Here is a lofty strain indeed, giving us the description of the tokens of God's presence against his enemies; the effects of his displeasure against them are seen on all the creatures, sensible that their Maker is angry, though they know not with whom or for what. If to be interpreted literally, we shall find some parallels: when our God. marched before Israel through the Red Sea, as the waters, so the fishes, saw, trembled, and fled, Psalms 77:16,19. When he breaketh the cedars, Psalms 29:5, and discovers the forests, the birds that make their nests there shake at his presence and power. When Sinai trembled, Lebanon and Sirion skipped like a young unicorn, the creeping things in them no doubt shook, and the beasts feeding on them did no less, Psalms 29:6. But men, apprehensive of God's displeasure, and shaken with their own guilt, shall much more shake. But I think it is a very elegant allusive description of those strange troubles and consternation of men's minds at that day, and so metaphorically to be understood. Mountains may be great ones.
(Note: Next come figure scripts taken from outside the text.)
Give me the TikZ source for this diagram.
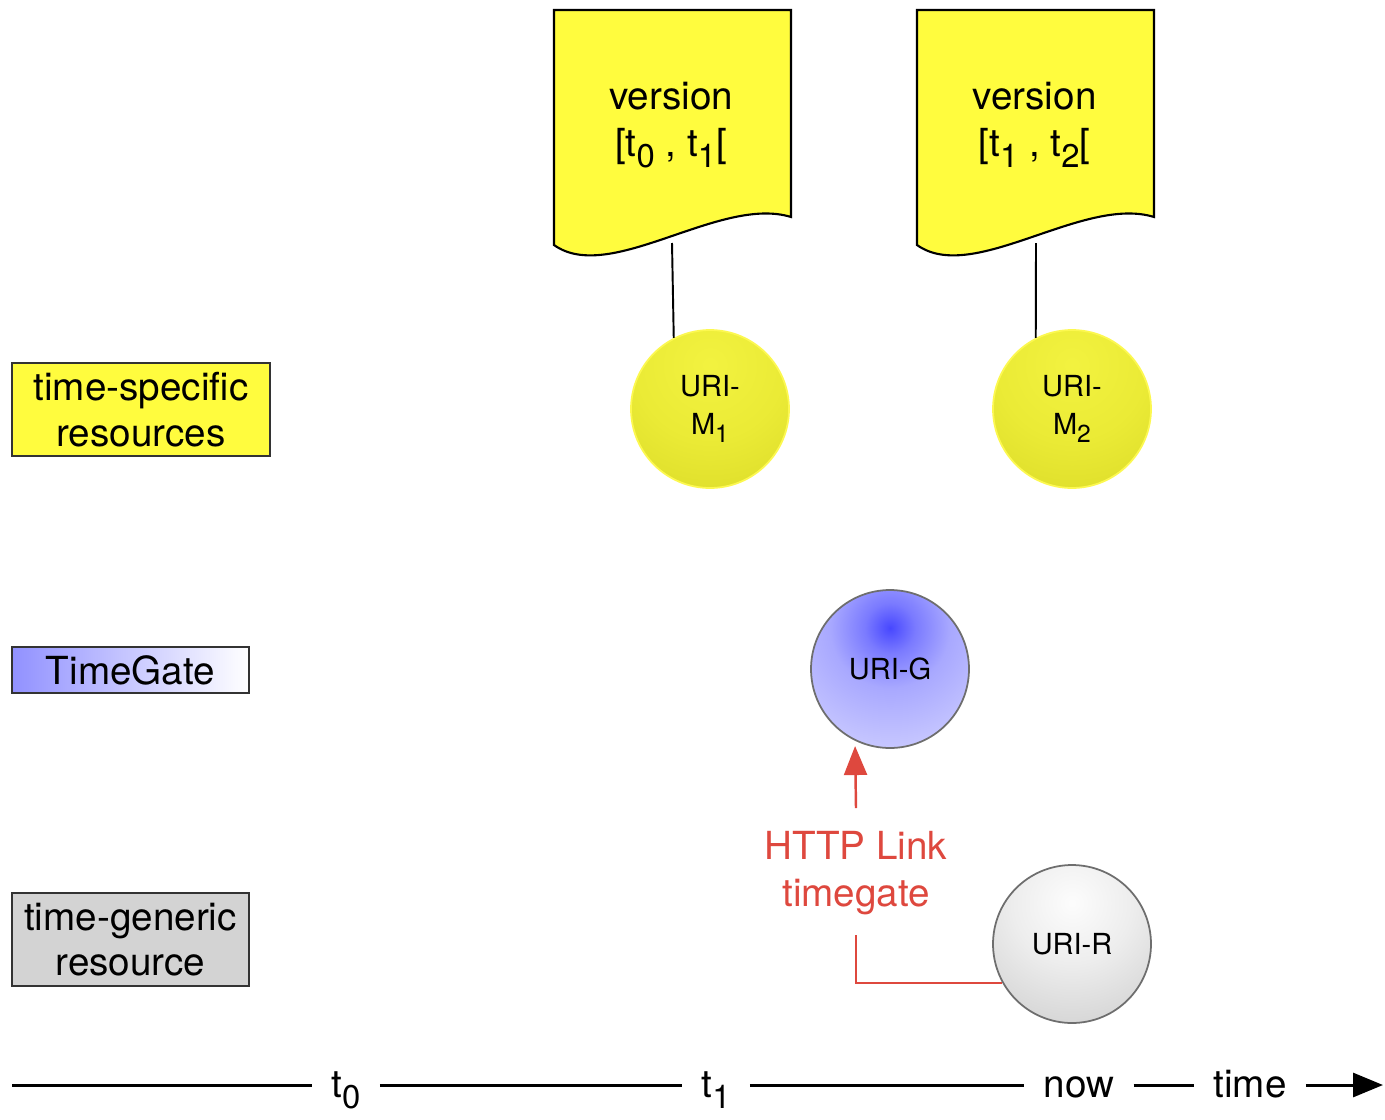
\documentclass[tikz,border=0pt]{standalone}
\usepackage{fontspec}
\usepackage{graphicx}
\setmainfont{TeX Gyre Heros}
\usetikzlibrary{arrows.meta}
\definecolor{docyellow}{RGB}{255,252,62}
\definecolor{linkred}{RGB}{222,72,62}
\definecolor{tgblue}{RGB}{145,145,255}
\definecolor{genericgray}{RGB}{211,211,211}
\definecolor{ringyellow}{RGB}{252,248,80}
\definecolor{ringgray}{RGB}{110,110,110}
\pgfdeclareradialshading{yglow}{\pgfpoint{0bp}{0bp}}{rgb(0bp)=(0.95,0.95,0.25); rgb(15bp)=(0.92,0.92,0.21); rgb(35bp)=(0.84,0.84,0.14); rgb(50bp)=(0.76,0.76,0.1)}
\pgfdeclareradialshading{bglow}{\pgfpoint{0bp}{0bp}}{rgb(0bp)=(0.28,0.28,1); rgb(5bp)=(0.48,0.48,1); rgb(12bp)=(0.66,0.66,1); rgb(25bp)=(0.79,0.79,1); rgb(50bp)=(0.9,0.9,1)}
\pgfdeclareradialshading{gglow}{\pgfpoint{0bp}{0bp}}{rgb(0bp)=(0.99,0.99,0.99); rgb(12bp)=(0.93,0.93,0.93); rgb(30bp)=(0.8,0.8,0.8); rgb(50bp)=(0.64,0.64,0.64)}
\newcommand\lsub[1]{\raisebox{-0.28em}{\scalebox{0.85}{#1}}}
\begin{document}
\begin{tikzpicture}[x=0.02cm,y=-0.02cm,
  legend/.style={draw=black!80, line width=1.3pt, inner sep=0pt, align=center, font=\fontsize{22}{26}\selectfont},
  ball/.style={circle, minimum size=3.16cm, inner sep=0pt, align=center, font=\fontsize{16.5}{21.5}\selectfont, line width=1pt},
  docshape/.style={draw=black, fill=docyellow, line width=1.2pt},
  doctext/.style={align=center, font=\fontsize{22}{27}\selectfont},
  conn/.style={line width=1.1pt},
  link/.style={draw=linkred, line width=1.4pt},
  tick/.style={font=\fontsize{22}{26}\selectfont, text height=14.7pt, text depth=0pt, inner xsep=0.38cm, inner ysep=0pt},
  axis/.style={line width=1.7pt}]
\useasboundingbox (0,0) rectangle (1385,1119);

% legend
\node[legend, fill=docyellow, minimum width=5.16cm, minimum height=1.86cm] (lspec) at (141,409.5) {time-specific\\resources};
\node[legend, left color=tgblue, right color=white, minimum width=4.74cm, minimum height=0.92cm] (lgate) at (130.5,670) {TimeGate};
\node[legend, fill=genericgray, minimum width=4.74cm, minimum height=1.86cm] (lgen) at (130.5,939.5) {time-generic\\resource};

% documents
\draw[docshape] (554,10) -- (791,10) -- (791,217) .. controls (720,195) and (610,285) .. (554,245) -- cycle;
\draw[docshape] (917,10) -- (1154,10) -- (1154,217) .. controls (1083,195) and (973,285) .. (917,245) -- cycle;
\node[doctext] (d1) at (671,125) {version\\{[}t\lsub{0} , t\lsub{1}{[}};
\node[doctext] (d2) at (1034.5,125) {version\\{[}t\lsub{1} , t\lsub{2}{[}};
\coordinate (d1b) at (672,243);
\coordinate (d2b) at (1036,243);

% ball shading
\coordinate (cM1) at (710,409);
\coordinate (cM2) at (1072,409);
\coordinate (cG) at (890,669);
\coordinate (cR) at (1072,944);
\begin{scope}
  \clip (cM1) circle[radius=79];
  \shade[shading=yglow] (710,365) circle[radius=125];
\end{scope}
\begin{scope}
  \clip (cM2) circle[radius=79];
  \shade[shading=yglow] (1072,365) circle[radius=125];
\end{scope}
\begin{scope}
  \clip (cG) circle[radius=79];
  \shade[shading=bglow] (890,628) circle[radius=125];
\end{scope}
\begin{scope}
  \clip (cR) circle[radius=79];
  \shade[shading=gglow] (1072,903) circle[radius=125];
\end{scope}

% balls
\node[ball, draw=ringyellow] (M1) at (cM1) {URI-\\M\lsub{1}};
\node[ball, draw=ringyellow] (M2) at (cM2) {URI-\\M\lsub{2}};
\node[ball, draw=ringgray] (G) at (cG) {URI-G};
\node[ball, draw=ringgray] (R) at (cR) {URI-R};

\draw[conn] (d1b) -- (M1.117);
\draw[conn] (d2b) -- (M2.117);

% link
\node[doctext, text=linkred] (lab) at (856,873) {HTTP Link\\timegate};
\coordinate (la) at (856,808);
\coordinate (lk) at (856,935);
\draw[link, -{Triangle[length=0.58cm,width=0.46cm]}, shorten >=3pt] (la) -- (G.244.5);
\draw[link] (lk) |- (R.209);

% timeline
\coordinate (tstart) at (12,1085);
\coordinate (tend) at (1383,1085);
\node[tick] (t0) at (346,1085) {t\lsub{0}};
\node[tick] (t1) at (716,1085) {t\lsub{1}};
\node[tick] (tnow) at (1079,1085) {now};
\node[tick] (ttime) at (1250,1085) {time};
\draw[axis] (tstart) -- (t0) -- (t1) -- (tnow) -- (ttime);
\draw[axis, -{Triangle[length=0.6cm,width=0.48cm]}] (ttime) -- (tend);
\end{tikzpicture}
\end{document}
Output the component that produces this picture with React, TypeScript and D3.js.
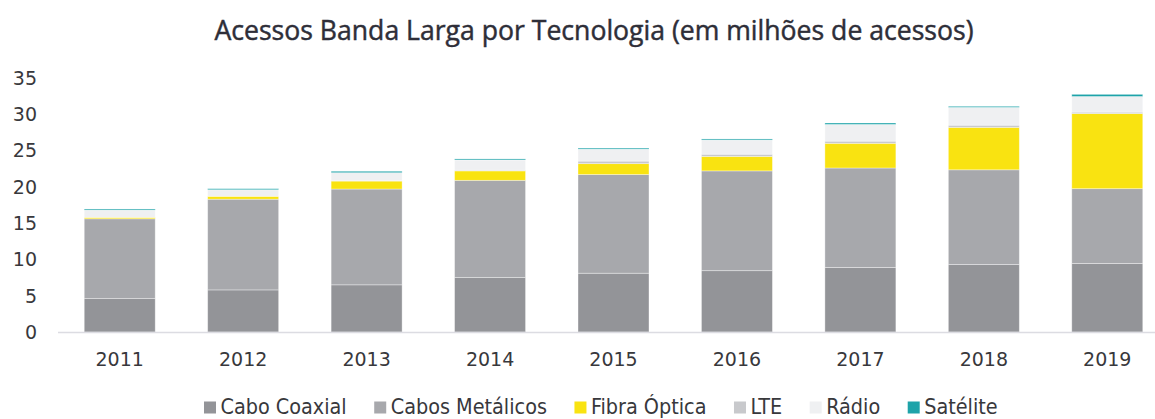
import React, { useLayoutEffect, useRef, useState } from 'react';
import * as d3 from 'd3';

const WIDTH = 1155;
const HEIGHT = 419;

const years = ['2011', '2012', '2013', '2014', '2015', '2016', '2017', '2018', '2019'];

// milhões de acessos
const caboCoaxial = [4.6, 5.8, 6.5, 7.5, 8.1, 8.45, 8.9, 9.3, 9.45];
const cabosMetalicos = [11.0, 12.5, 13.2, 13.4, 13.6, 13.75, 13.7, 13.05, 10.3];
const fibraOptica = [0.2, 0.4, 1.1, 1.3, 1.5, 2.0, 3.4, 5.85, 10.35];
const lte = [0.0, 0.0, 0.05, 0.1, 0.35, 0.3, 0.3, 0.3, 0.2];
const radio = [1.0, 0.9, 1.1, 1.4, 1.65, 1.95, 2.3, 2.45, 2.15];
const satelite = [0.15, 0.15, 0.2, 0.15, 0.15, 0.15, 0.2, 0.15, 0.3];

const yTicks = [0, 5, 10, 15, 20, 25, 30, 35];

const series = [
  { key: 'Cabo Coaxial', values: caboCoaxial, color: '#939498' },
  { key: 'Cabos Metálicos', values: cabosMetalicos, color: '#a7a8ac' },
  { key: 'Fibra Óptica', values: fibraOptica, color: '#f9e311' },
  { key: 'LTE', values: lte, color: '#c8c9cc' },
  { key: 'Rádio', values: radio, color: '#eff0f2' },
  { key: 'Satélite', values: satelite, color: '#1ea3a9' },
];

const TEXT = '#38383c';

function Legend() {
  const refs = useRef<(SVGTextElement | null)[]>([]);
  const [widths, setWidths] = useState<number[]>(series.map(() => 0));

  useLayoutEffect(() => {
    setWidths(refs.current.map((el) => (el ? el.getComputedTextLength() : 0)));
  }, []);

  let x = 204;
  return (
    <g>
      {series.map((s, i) => {
        const x0 = x;
        x += 12 + 4.5 + widths[i] + 27.5;
        return (
          <g key={s.key} transform={`translate(${x0},0)`}>
            <rect x={0} y={401.5} width={12} height={12} fill={s.color} />
            <text
              ref={(el) => {
                refs.current[i] = el;
              }}
              x={16.5}
              y={414}
              fontSize={21.4}
              fontFamily="'DejaVu Sans Condensed', 'DejaVu Sans', sans-serif"
              fill={TEXT}
            >
              {s.key}
            </text>
          </g>
        );
      })}
    </g>
  );
}

function App() {
  const x = d3.scaleBand<string>().domain(years).range([58, 1169]).paddingInner(0.425).paddingOuter(0.2125);
  const y = d3.scaleLinear().domain([0, 35]).range([332, 78]);

  const table = years.map((year, i) => {
    const row: Record<string, any> = { year };
    series.forEach((s) => {
      row[s.key] = s.values[i];
    });
    return row;
  });
  const stacked = d3.stack<Record<string, any>>().keys(series.map((s) => s.key))(table);

  return (
    <svg
      width={WIDTH}
      height={HEIGHT}
      style={{ position: 'absolute', left: 0, top: 0, background: '#fff' }}
    >
      <text
        x={594}
        y={40}
        textAnchor="middle"
        fontSize={26.6}
        fontFamily="'Open Sans', 'DejaVu Sans', sans-serif"
        fill="#2e2e38"
        stroke="#2e2e38"
        strokeWidth={0.45}
      >
        Acessos Banda Larga por Tecnologia (em milhões de acessos)
      </text>

      {yTicks.map((t) => (
        <text
          key={t}
          x={37}
          y={y(t)}
          dy="0.36em"
          textAnchor="end"
          fontSize={19}
          fontFamily="'DejaVu Sans', Verdana, sans-serif"
          fill={TEXT}
        >
          {t}
        </text>
      ))}

      {stacked.map((layer, si) => (
        <g key={layer.key}>
          {layer.map((d, i) => {
            const h = y(d[0]) - y(d[1]);
            if (h <= 0) return null;
            return (
              <rect
                key={years[i]}
                x={x(years[i])}
                y={y(d[1])}
                width={x.bandwidth()}
                height={h}
                fill={series[si].color}
                stroke="#ffffff"
                strokeOpacity={0.45}
                strokeWidth={0.8}
              />
            );
          })}
        </g>
      ))}

      <line x1={58} x2={WIDTH} y1={y(0) + 0.5} y2={y(0) + 0.5} stroke="#dcdce2" strokeWidth={1.5} />

      {years.map((yr) => (
        <text
          key={yr}
          x={(x(yr) ?? 0) + x.bandwidth() / 2}
          y={366}
          textAnchor="middle"
          fontSize={19}
          fontFamily="'DejaVu Sans', Verdana, sans-serif"
          fill={TEXT}
        >
          {yr}
        </text>
      ))}

      <Legend />
    </svg>
  );
}

export default App;
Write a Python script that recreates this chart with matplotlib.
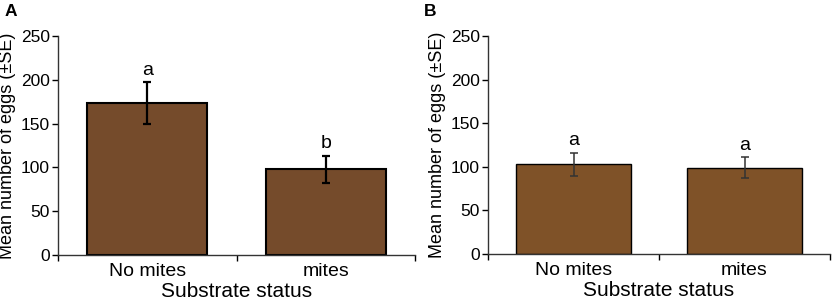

Or, possibly, when God comes to judge Gog, he will by his mighty power give the world so great a shake, that it shall be a preface to his dreadful judgment day.

Ezekiel 38:20

20 So that the fishes of the sea, and the fowls of the heaven, and the beasts of the field, and all creeping things that creep upon the earth, and all the men that are upon the face of the earth, shall shake at my presence, and the mountains shall be thrown down, and the steep places shall fall, and every wall shall fall to the ground.